E me lembro também de Cecília Meireles, tão lindamente descrita por Drummond:
“…Não
me parecia criatura inquestionavelmente real; e por mais que aferisse
os traços positivos de sua presença entre nós, marcada por gestos de
cortesia e sociabilidade, restava-me a impressão de que ela não estava
onde nós a víamos… Distância, exílio e viagem transpareciam no seu
sorriso benevolente? Por onde erraria a verdadeira Cecília…”
Sim,
lá estava ela delicadamente entre os outros, participando de um jogo de
relações gregárias que a delicadeza a obrigava a jogar. Mas a
verdadeira Cecília estava longe, muito longe, num lugar onde ela estava
irremediavelmente sozinha.
O primeiro filósofo que li, o
dinamarquês Soeren Kiekeggard, um solitário que me faz companhia até
hoje, observou que o início da infelicidade humana se encontra na
comparação. Experimentei isso em minha própria carne. Foi quando eu,
menino caipira de uma cidadezinha do interior de Minas, me mudei para o
Rio de Janeiro, que conheci a infelicidade.

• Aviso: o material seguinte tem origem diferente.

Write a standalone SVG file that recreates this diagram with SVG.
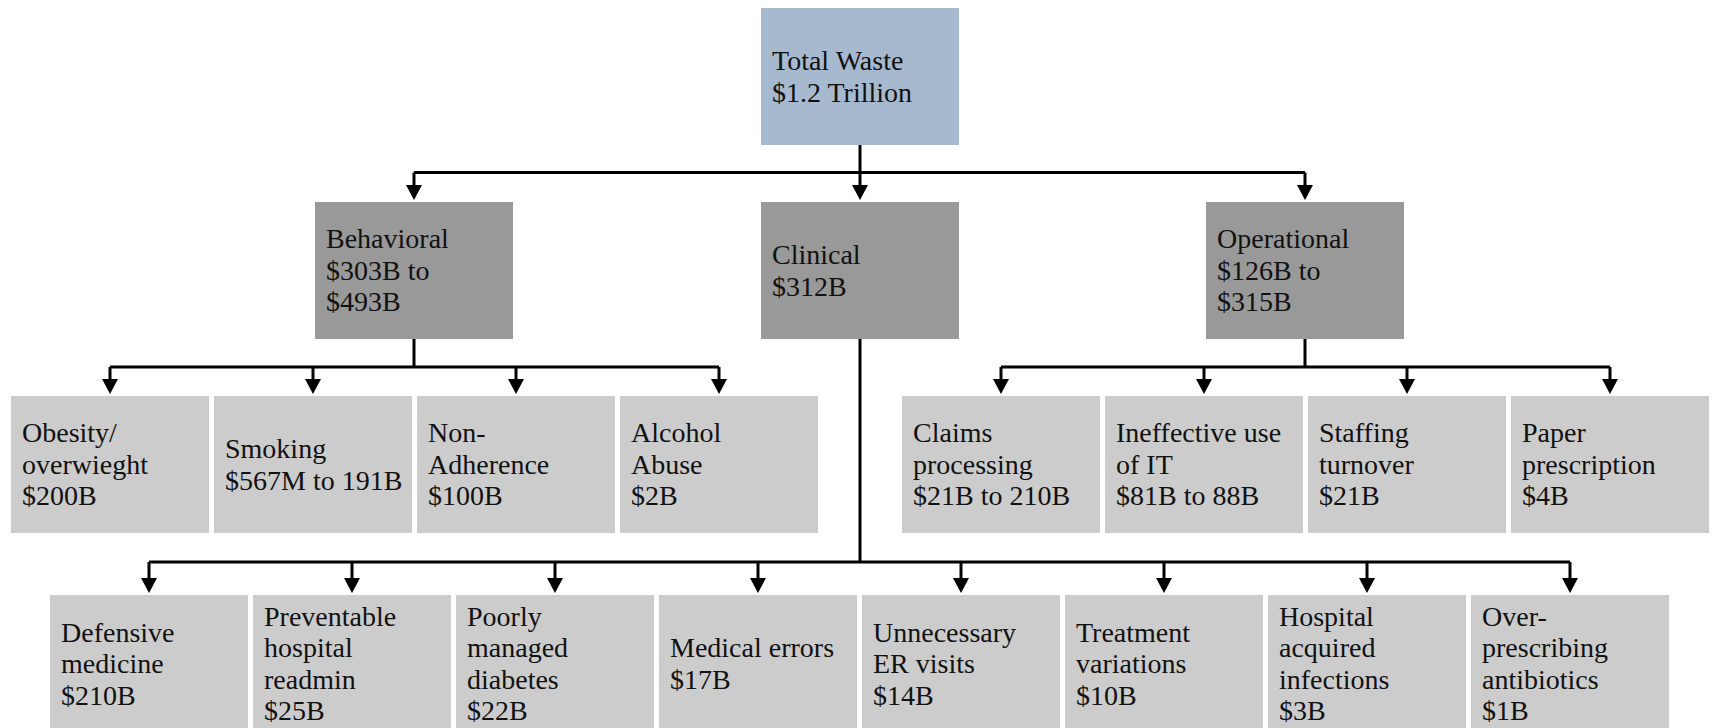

Comparei-me com eles:
cariocas, espertos, bem falantes, ricos. Eu diferente, sotaque ridículo,
gaguejando de vergonha, pobre: entre eles eu não passava de um patinho
feio que os outros se compraziam em bicar. Nunca fui convidado a ir à
casa de qualquer um deles. Nunca convidei nenhum deles a ir à minha
casa. Eu não me atreveria. Conheci, então, a solidão. A solidão de ser
diferente. E sofri muito. E nem sequer me atrevi a compartilhar com meus
pais esse meu sofrimento. Seria inútil. Eles não compreenderiam. E
mesmo que compreendessem, eles nada podiam fazer. Assim, tive de sofrer a
minha solidão duas vezes sozinho. Mas foi nela que se formou aquele que
sou hoje. As caminhadas pelo deserto me fizeram forte. Aprendi a cuidar
de mim mesmo. E aprendi a buscar as coisas que, para mim, solitário,
faziam sentido. Como, por exemplo, a música clássica, a beleza que torna
alegre a minha solidão…
A sua
infelicidade com a solidão: não se deriva ela, em parte, das
comparações? Você compara a cena de você, só, na casa vazia, com a cena
(fantasiada ) dos outros, em celebrações cheias de risos… Essa
comparação é destrutiva porque nasce da inveja. Sofra a dor real da
solidão porque a solidão dói. Dói uma dor da qual pode nascer a beleza.
Mas não sofra a dor da comparação. Ela não é verdadeira.
Mas essa conversa não acabou: vou falar depois sobre os companheiros que fazem minha solidão feliz.